There’s been much talk of this being his experimental album, yet surely that chance passed when the sessions with Amorphous Androgynous were aborted – although two of those songs are retained here. The point is, if you’re listening to a Noel Gallagher album, you’re not expecting the equivalent of Christopher Nolan in film terms; rather the familiar, British feel of Coronation Street.

The opener “Riverman” starts off like “Wonderwall”, a two chord motif with a Beatles reference of course, “There’s something in the way she moves me”, replete with a saxophone and the requisite big chorus. The first single “In The Heat Of The Moment” has a vocal refrain that sounds like the theme tune to The Banana Splits and features some undeniably banal lyrics like “The more that you want it, the more that you need it.” It’s incredibly catchy though. He’s always excelled at delivering an Everyman chorus and you can’t help but wonder, if this was the Oasis comeback song, with Liam singing, it could have been really special.

“The Dying Of The Light” is another mellow strumalong and contains the albums best line in “I tried my best to get there, but I can’t afford the bus fare”. “The Right Stuff” flirts outrageously with the bassline from The Beatles “Come Together”. The tempo suits his voice, more tremulous than Liam’s rasp and with the free form saxophone playing, and while it’s not a jazz odyssey, musically he’s at least stretching his wings.

“You Know We Can't Go Back” is a cheeky reference to the ‘Will they, won’t they?’ Oasis reunion. It starts like “Rock N Roll Star”, yet instead of an opening line of “I live my life in the city” we get “There was a time where I found I lost my way”, but it’s a touching acceptance of things breaking down and moving on. “Ballad Of The Mighty I” is the most interesting thing here by a country mile, with its Chic-like bassline and an appearance from Johnny Marr, it’s a step away from big ballads into panic attack territory and all the better for it.

There are a few duffers though.

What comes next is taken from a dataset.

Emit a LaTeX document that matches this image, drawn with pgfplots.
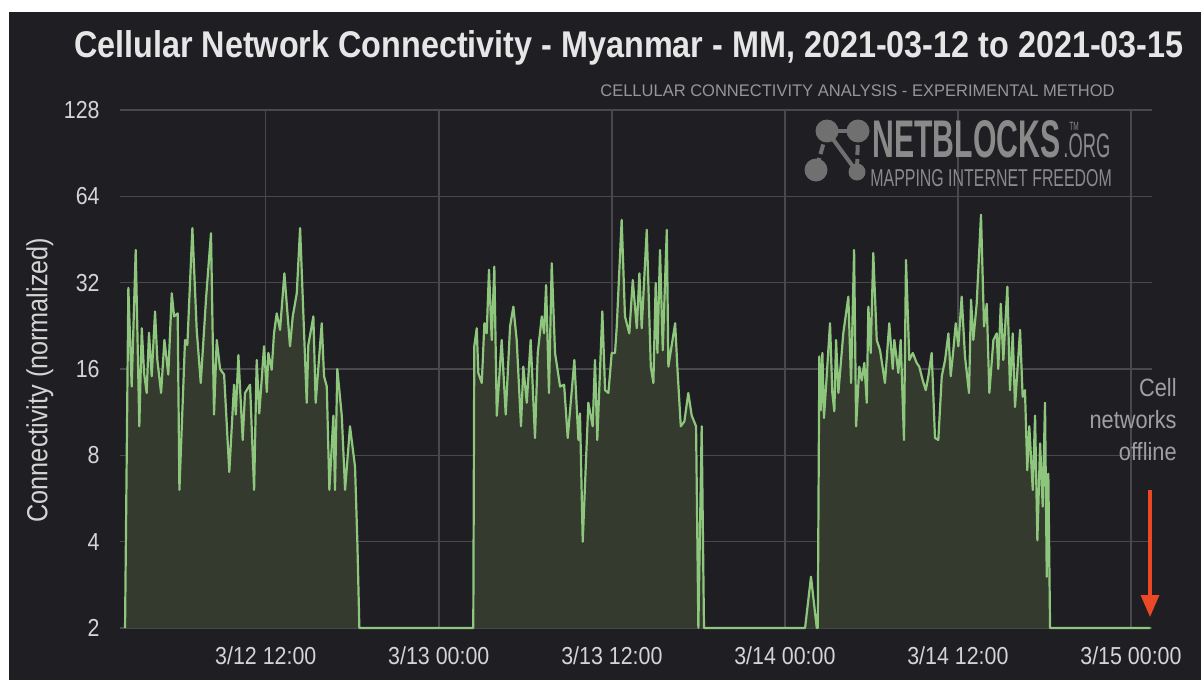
\documentclass[border=0pt]{standalone}
\usepackage{pgfplots}
\pgfplotsset{compat=1.18}
\usepackage{fontspec}
\setmainfont{Liberation Sans}[FakeStretch=0.87]
\usepackage{graphicx}
\usetikzlibrary{arrows.meta}
\definecolor{bgc}{RGB}{31,30,35}
\definecolor{gridc}{RGB}{72,72,77}
\definecolor{linec}{RGB}{141,198,124}
\definecolor{fillc}{RGB}{52,58,45}
\definecolor{titlec}{RGB}{230,230,230}
\definecolor{tickc}{RGB}{212,212,212}
\definecolor{wmc}{RGB}{150,150,150}
\definecolor{annc}{RGB}{160,160,160}
\definecolor{logoc}{RGB}{112,112,112}
\definecolor{logot}{RGB}{138,138,138}
\definecolor{redc}{RGB}{236,72,40}
\pgfplotstableread{
h v
2.24 2
2.47 30.7
2.70 13.9
2.98 41.6
3.23 10.1
3.40 22.2
3.56 15.5
3.74 13.2
3.90 21.4
4.09 15.1
4.32 25.4
4.48 17.2
4.74 13.2
4.97 20.2
5.24 15.3
5.48 29.4
5.64 24.4
5.89 25
6.01 6.06
6.40 20.2
6.56 19.4
6.91 49.6
7.21 21.9
7.49 14.3
7.86 28.3
8.20 47.6
8.41 11.1
8.60 20.2
8.83 16
9.11 15.3
9.47 7.0
9.80 14.1
9.92 11.1
10.10 17.9
10.40 9.05
10.56 13.2
10.91 14.1
11.19 6.06
11.37 17.2
11.55 11.2
11.88 19.2
12.07 13.3
12.18 18.2
12.41 15.9
12.57 21.3
12.76 25
12.99 21.9
13.29 34.5
13.68 19.2
13.87 24.4
14.15 29.4
14.38 49.6
14.84 12.2
14.95 19.4
15.30 24.4
15.46 12.2
15.88 23.1
16.04 15.1
16.23 13.9
16.41 6.06
16.69 11
16.80 6.06
16.96 16
17.27 11
17.50 6.06
17.84 10.1
18.19 7.3
18.35 4
18.49 2
26.39 2
26.46 19.2
26.63 22.2
26.74 15.5
26.98 14.3
27.16 23.1
27.32 21.3
27.48 35.5
27.67 20.2
27.85 36.4
28.02 11
28.36 20.2
28.64 11.1
28.94 22.5
29.17 26.4
29.40 20.2
29.70 10.1
29.86 16.3
30.10 12.2
30.37 20.2
30.67 9.2
30.86 18.2
31.14 24.4
31.30 21.3
31.44 31.4
31.64 13.2
31.83 37.4
32.06 18.2
32.41 13.9
32.69 14.1
32.94 9.2
33.40 17.2
33.68 9.05
33.79 11.2
33.98 4
34.37 12.2
34.67 10.1
34.83 17.2
34.99 9.05
35.34 25.4
35.53 13.5
35.76 13.2
35.99 18.2
36.22 18.2
36.34 22.5
36.68 53
36.91 24.4
37.21 21.3
37.45 32.7
37.73 22.2
37.91 34.5
38.07 22.2
38.42 48.9
38.70 16.3
38.88 14.3
39.04 31.9
39.16 18.2
39.34 41.6
39.53 18.6
39.81 48.9
39.92 16.3
40.39 23.1
40.55 16
40.78 10.1
41.03 10.5
41.30 13.2
41.54 11
41.84 10.1
42.00 2
42.23 10.1
42.39 2
49.40 2
49.81 3.02
50.21 2
50.28 2
50.39 17.7
50.49 11.5
50.60 18.2
50.71 10.8
50.90 15.1
51.13 23.1
51.29 13.2
51.43 11.4
51.55 20.2
51.71 13.2
52.05 21.3
52.40 28.6
52.59 14.3
52.80 41.6
52.94 10.1
53.16 16.3
53.33 14.6
53.51 16.8
53.68 12.2
53.79 26.4
53.95 18.2
54.13 40.6
54.37 20.2
54.60 18.6
54.94 14.3
55.24 23.1
55.48 16
55.59 20.2
55.87 15.5
56.03 20.2
56.26 9.05
56.40 38.4
56.63 17.2
56.87 18.2
57.14 16.8
57.32 16.3
57.56 14.6
57.77 13.5
57.95 15.1
58.18 18.2
58.41 9.2
58.64 9.05
58.88 15.1
59.11 17.2
59.34 21.3
59.50 15.1
59.68 18.6
59.85 23.1
60.03 19.2
60.26 28.6
60.49 17.7
60.77 13.2
60.91 27.9
61.07 20.2
61.30 27
61.60 55.2
61.81 22.5
62.00 27
62.18 13.2
62.46 20.2
62.69 21.3
62.80 16
62.97 27
63.15 17.2
63.43 31
63.61 13.5
63.80 21.3
63.96 11.8
64.31 21.9
64.49 12.8
64.65 13.5
64.81 7.1
64.95 10.1
65.19 6.06
65.35 11
65.51 4.04
65.70 8.8
65.88 5.3
66.04 12.2
66.16 3.02
66.27 6.9
66.39 2
73.35 2
}\conn
\begin{document}
\begin{tikzpicture}
\begin{scope}[x=0.5pt,y=-0.5pt]
\fill[white] (0,0) rectangle (1201,680);
\fill[bgc] (9,12) rectangle (1201,680);
\end{scope}
\begin{axis}[
  at={(60pt,-314pt)}, anchor=south west,
  scale only axis, width=516pt, height=259pt,
  xmin=1.89, xmax=73.46,
  ymode=log, log basis y=2, ymin=2, ymax=128,
  ytick={2,4,8,16,32,64,128},
  yticklabels={2,4,8,16,32,64,128},
  xtick={12,24,36,48,60,72},
  xticklabels={3/12 12:00,3/13 00:00,3/13 12:00,3/14 00:00,3/14 12:00,3/15 00:00},
  axis line style={draw=none},
  major tick length=0pt,
  grid=major,
  grid style={gridc, line width=0.7pt},
  clip=false,
  /pgf/number format/assume math mode=true,
  ticklabel style={font=\fontsize{12.3}{14}\selectfont, text=tickc},
  xticklabel style={anchor=base, yshift=-18pt},
  yticklabel style={anchor=east, inner sep=0pt, xshift=-10pt},
]
\addplot[fill=fillc, draw=linec, line width=1.1pt, line join=round] table[x=h,y=v] {\conn};
\end{axis}
\begin{scope}[x=0.5pt,y=-0.5pt]
\node[anchor=base, text=titlec, font=\fontsize{18.6}{21}\selectfont\bfseries] at (629,57) {Cellular Network Connectivity - Myanmar - MM, 2021-03-12 to 2021-03-15};
\node[anchor=center, rotate=90, text=tickc, font=\fontsize{14.5}{17}\selectfont] at (40,380) {Connectivity (normalized)};
\node[anchor=base east, text=wmc, inner sep=0pt] at (1115,97) {\scalebox{1.13}[1]{\fontsize{8.4}{10}\selectfont CELLULAR CONNECTIVITY ANALYSIS - EXPERIMENTAL METHOD}};
% logo
\draw[logoc, line width=2pt] (827,131) -- (858,131);
\draw[logoc, line width=2pt, dash pattern=on 5pt off 2pt] (827,131) -- (816,170);
\draw[logoc, line width=2pt] (827,131) -- (857,172);
\draw[logoc, line width=2pt, dash pattern=on 5pt off 2pt] (858,131) -- (857,172);
\fill[logoc] (827,131) circle (11.5);
\fill[logoc] (858,131) circle (11.5);
\fill[logoc] (816,170) circle (11.5);
\fill[logoc] (857,172) circle (8.5);
\node[anchor=base west, text=logot, inner sep=0pt] at (872,157) {\scalebox{0.655}[1]{\fontsize{26.5}{30}\selectfont\bfseries NETBLOCKS}};
\node[anchor=base west, text=logot, inner sep=0pt] at (1063,157) {\scalebox{0.62}[1]{\fontsize{17}{20}\selectfont .ORG}};
\node[anchor=base west, text=logot, inner sep=0pt] at (1069,130) {\scalebox{0.62}[1]{\fontsize{6}{7}\selectfont TM}};
\node[anchor=base west, text=logot, inner sep=0pt] at (870,186) {\scalebox{0.75}[1]{\fontsize{12.2}{14}\selectfont MAPPING INTERNET FREEDOM}};
% annotation
\node[anchor=base east, text=annc, font=\fontsize{12.5}{14}\selectfont, inner sep=0pt] at (1177,396) {Cell};
\node[anchor=base east, text=annc, font=\fontsize{12.5}{14}\selectfont, inner sep=0pt] at (1177,428) {networks};
\node[anchor=base east, text=annc, font=\fontsize{12.5}{14}\selectfont, inner sep=0pt] at (1177,460) {offline};
\draw[redc, line width=1.6pt, -{Triangle[width=9pt,length=11pt]}] (1150,490) -- (1150,617);
\end{scope}
\end{tikzpicture}
\end{document}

The long lost Oasis song, “Lock All The Doors” - apparently 25 years in the writing - should have stayed, well, lost. A poor man’s version of Definitely Maybe’s “Bring It On Down”, it screeches and snarls but doesn’t quite get out of second gear. Ironically Beady Eye recreated that moment in time infinitely better with their lost gem “Four Letter Word.” “The Mexican”, from the Amorphous Androgynous sessions, is a straight down the line T-Rex boogie reminiscent of Primal Screams “Rocks”. It’s certainly feel-good, but you’re itching for a “Higher Than The Sun”, or in Noel’s case the light touch of a “Live Forever” instead.

Chasing Yesterday doesn’t break new ground for its author, despite adding saxophones and a healthy dose of funk, but when he plays to his strengths he continues to be a masterful tunesmith, if not a genius lyricist. It’s summed up with the song title “While The Song Remains The Same" - the mantra is “If it ain’t broke, don’t fix it.” With Chasing Yesterday it certainly ain’t broke; it may not be as wacky as he imagined it, but it does its job rather well.